In order to add vertical elements, Patricia incorporated arborvitae evergreens as a substitute for the cypress trees that thrive in California and Mediterranean climates. She is a fan of container gardening but acknowledges that the container plants need to be protected in New Hampshire winters. “You have to think things through,” she says, “but it’s worth it.”

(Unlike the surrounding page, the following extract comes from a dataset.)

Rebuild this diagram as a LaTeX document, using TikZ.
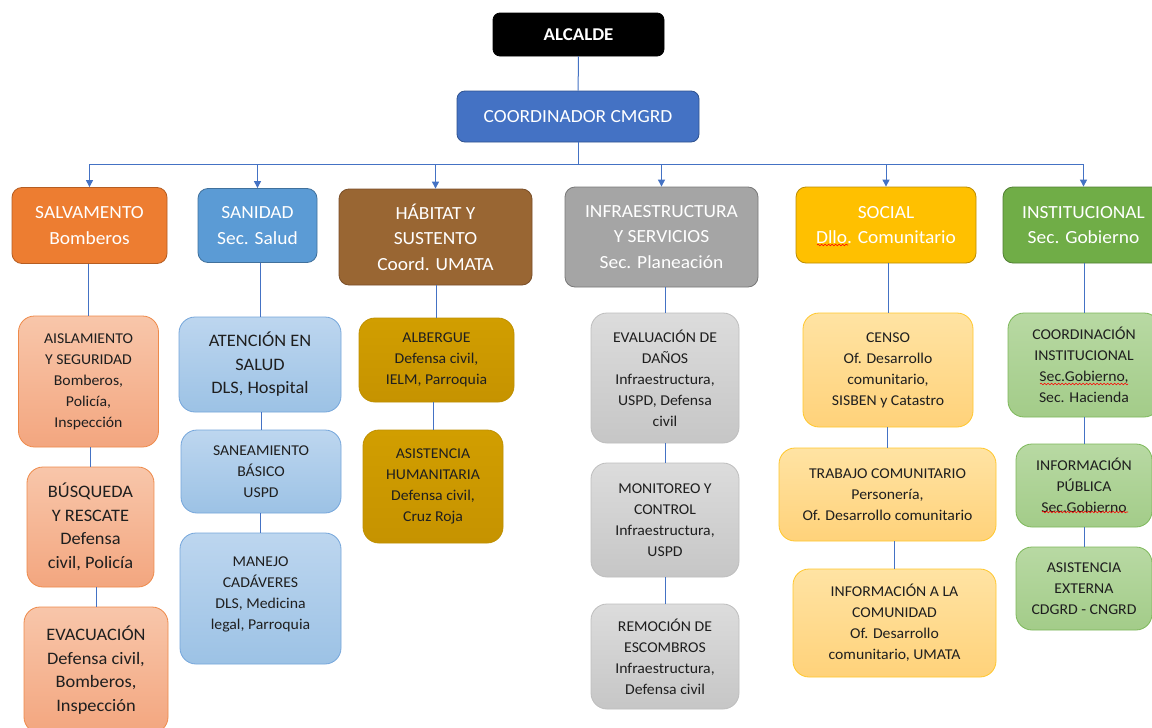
\documentclass[tikz,border=0pt]{standalone}
\usepackage{fontspec}
\setmainfont{Carlito}[FakeStretch=1.05]
\usepackage{tikz}
\usetikzlibrary{arrows.meta}
\usetikzlibrary{decorations.pathmorphing}
\definecolor{line}{HTML}{4472C4}
\definecolor{txt}{HTML}{1F1F1F}
\definecolor{coordF}{HTML}{4472C4}\definecolor{coordE}{HTML}{2F528F}
\definecolor{salvF}{HTML}{ED7D31}\definecolor{salvE}{HTML}{B55D22}
\definecolor{sanidF}{HTML}{5B9BD5}\definecolor{sanidE}{HTML}{41719C}
\definecolor{habitF}{HTML}{996633}\definecolor{habitE}{HTML}{7A4F28}
\definecolor{infraF}{HTML}{A5A5A5}\definecolor{infraE}{HTML}{787878}
\definecolor{socialF}{HTML}{FFC000}\definecolor{socialE}{HTML}{BC8C00}
\definecolor{instF}{HTML}{70AD47}\definecolor{instE}{HTML}{507E32}
\definecolor{salvT}{HTML}{F8C6AA}\definecolor{salvB}{HTML}{F3A67F}\definecolor{salvL}{HTML}{EE8A4A}
\definecolor{sanidT}{HTML}{BDD6EF}\definecolor{sanidB}{HTML}{9CC2E5}\definecolor{sanidL}{HTML}{75A6DB}
\definecolor{habitT}{HTML}{D19E00}\definecolor{habitB}{HTML}{C69300}\definecolor{habitL}{HTML}{BF9000}
\definecolor{infraT}{HTML}{DCDCDC}\definecolor{infraB}{HTML}{C6C6C6}\definecolor{infraL}{HTML}{BEBEBE}
\definecolor{socialT}{HTML}{FFE3A3}\definecolor{socialB}{HTML}{FFD27A}\definecolor{socialL}{HTML}{FFC72C}
\definecolor{instT}{HTML}{B8D9A3}\definecolor{instB}{HTML}{A3CC89}\definecolor{instL}{HTML}{7DB85A}

\begin{document}
\begin{tikzpicture}[x=1pt,y=-1pt,
	cat/.style={rounded corners=10pt,inner sep=0pt,align=center,text=white,line width=.8pt,font=\fontsize{18.5}{25.5}\selectfont},
	sub/.style={rounded corners=16pt,inner sep=0pt,align=center,text=txt,line width=.8pt,font=\fontsize{15}{21}\selectfont},
	big/.style={font=\fontsize{17.5}{23.5}\selectfont},
	wh/.style 2 args={minimum width=#1pt,minimum height=#2pt},
	link/.style={draw=line,line width=1pt},
	spell/.style={red,line width=.6pt,decorate,decoration={snake,amplitude=.8pt,segment length=3.5pt}},
	salvsub/.style={sub,top color=salvT,bottom color=salvB,draw=salvL},
	sanidsub/.style={sub,top color=sanidT,bottom color=sanidB,draw=sanidL},
	habitsub/.style={sub,top color=habitT,bottom color=habitB,draw=habitL},
	infrasub/.style={sub,top color=infraT,bottom color=infraB,draw=infraL},
	socialsub/.style={sub,top color=socialT,bottom color=socialB,draw=socialL},
	instsub/.style={sub,top color=instT,bottom color=instB,draw=instL}]
	\clip (0,0) rectangle (1152,728);
	\fill[white] (0,0) rectangle (1152,728);

	\node[cat,fill=black,draw=black,wh={171}{43},rounded corners=7pt,font=\bfseries\fontsize{18}{22}\selectfont] (alcalde) at (578.5,34.5) {ALCALDE};
	\node[cat,fill=coordF,draw=coordE,wh={242}{51},rounded corners=8pt] (coord) at (578,116.5) {COORDINADOR CMGRD};

	\node[cat,fill=salvF,draw=salvE,wh={155}{76}] (salv) at (89.5,225.5) {SALVAMENTO\\Bomberos};
	\node[cat,fill=sanidF,draw=sanidE,wh={119}{74}] (sanid) at (257.5,225.5) {SANIDAD\\Sec. Salud};
	\node[cat,fill=habitF,draw=habitE,wh={193}{96}] (habit) at (435.5,237) {HÁBITAT Y\\SUSTENTO\\Coord. UMATA};
	\node[cat,fill=infraF,draw=infraE,wh={193}{100}] (infra) at (661.5,237) {INFRAESTRUCTURA\\Y SERVICIOS\\Sec. Planeación};
	\node[cat,fill=socialF,draw=socialE,wh={180}{76}] (social) at (886,225) {SOCIAL\\Dllo. Comunitario};
	\node[cat,fill=instF,draw=instE,wh={161}{76}] (inst) at (1083.5,225) {INSTITUCIONAL\\Sec. Gobierno};

	\node[salvsub,wh={140}{131}] (aisl) at (88.5,381.5) {AISLAMIENTO\\Y SEGURIDAD\\Bomberos,\\Policía,\\Inspección};
	\node[salvsub,big,wh={127}{120}] (busq) at (90.5,527) {BÚSQUEDA\\Y RESCATE\\Defensa\\civil, Policía};
	\node[salvsub,big,wh={144}{126}] (evac) at (96,670) {EVACUACIÓN\\Defensa civil,\\Bomberos,\\Inspección};

	\node[sanidsub,big,wh={162}{95}] (atenc) at (260,364.5) {ATENCIÓN EN\\SALUD\\DLS, Hospital};
	\node[sanidsub,wh={160}{83}] (sanea) at (261,471.5) {SANEAMIENTO\\BÁSICO\\USPD};
	\node[sanidsub,wh={161}{131}] (manejo) at (260.5,598.5) {MANEJO\\CADÁVERES\\DLS, Medicina\\legal, Parroquia\\[-11pt]\mbox{}};

	\node[habitsub,wh={155}{84}] (alber) at (436.5,360) {ALBERGUE\\Defensa civil,\\IELM, Parroquia};
	\node[habitsub,wh={140}{113}] (asist) at (433,486.5) {ASISTENCIA\\HUMANITARIA\\Defensa civil,\\Cruz Roja};

	\node[infrasub,wh={148}{130}] (evalu) at (665,378) {EVALUACIÓN DE\\DAÑOS\\Infraestructura,\\USPD, Defensa\\civil};
	\node[infrasub,wh={148}{114}] (monit) at (665,520) {MONITOREO Y\\CONTROL\\Infraestructura,\\USPD};
	\node[infrasub,wh={148}{105}] (remoc) at (665,656.5) {REMOCIÓN DE\\ESCOMBROS\\Infraestructura,\\Defensa civil};

	\node[socialsub,wh={170}{114}] (censo) at (888,370) {CENSO\\Of. Desarrollo\\comunitario,\\SISBEN y Catastro};
	\node[socialsub,wh={217}{93}] (trab) at (887.5,494.5) {TRABAJO COMUNITARIO\\Personería,\\Of. Desarrollo comunitario};
	\node[socialsub,wh={203}{108}] (infcom) at (894.5,623) {INFORMACIÓN A LA\\COMUNIDAD\\Of. Desarrollo\\comunitario, UMATA};

	\node[instsub,wh={152}{104}] (coordi) at (1084,365) {COORDINACIÓN\\INSTITUCIONAL\\Sec.Gobierno,\\Sec. Hacienda};
	\node[instsub,wh={136}{83}] (infpub) at (1084,485.5) {INFORMACIÓN\\PÚBLICA\\Sec.Gobierno};
	\node[instsub,wh={136}{83}] (asisext) at (1084,588.5) {ASISTENCIA\\EXTERNA\\CDGRD - CNGRD};

	\draw[spell] (817,245) -- (848,245);
	\draw[spell] (1040,384) -- (1128,384);
	\draw[spell] (1042,512) -- (1128,512);

	\coordinate (bus) at (0,164);
	\draw[link] (alcalde) -- (coord);
	\draw[link] (coord.south) -- (coord.south |- bus);
	\draw[link] (salv.north |- bus) -- (inst.north |- bus);
	\foreach \n in {salv,sanid,habit,infra,social,inst}
		\draw[link,-{Triangle[length=7pt,width=7pt]}] (\n.north |- bus) -- (\n.north);
	\foreach \a/\b in {salv/aisl,aisl/busq,busq/evac,sanid/atenc,atenc/sanea,sanea/manejo,habit/alber,alber/asist,infra/evalu,evalu/monit,monit/remoc,social/censo,censo/trab,trab/infcom,inst/coordi,coordi/infpub,infpub/asisext}
		\draw[link] (\b.north |- \a.south) -- (\b.north);
\end{tikzpicture}
\end{document}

An additional important contributor was Bob Hunsaker, a master metal craftsman now retired and living in Maine. Hunsaker created, among other items, an iron fence for the entrance to the Kruegers’ garden, using spindles the Kruegers had purchased at a salvage yard in Berkeley, California. Alex Pendlebury of Greenfield rebuilt stone walls that had fallen down, as well as created a terrace that is the support and focus for the French garden, and a stone foundation under the kitchen porch.

At home in a small town

The Kruegers are clearly grateful to the local partners who helped them renovate the house, but the project has been a hands-on one for them as well. Ortwin, for example, is now an avid gardener. He picked up skills more or less by “osmosis,” he says, from being around Patricia. “She created gardens for the winery [in Napa] that were stunning,” he says. He has also become skilled in many aspects of home repair and maintenance, particularly in laying brick and stone. “We’re a good team,” Patricia says.

Although the Kruegers have moved often throughout their busy lives, they plan to make their permanent home in Francestown. They relish aspects of small-town life, such as knowing your neighbors, local government and being able to watch the world pass by on Main Street. “We think we’re really lucky,” Ortwin says.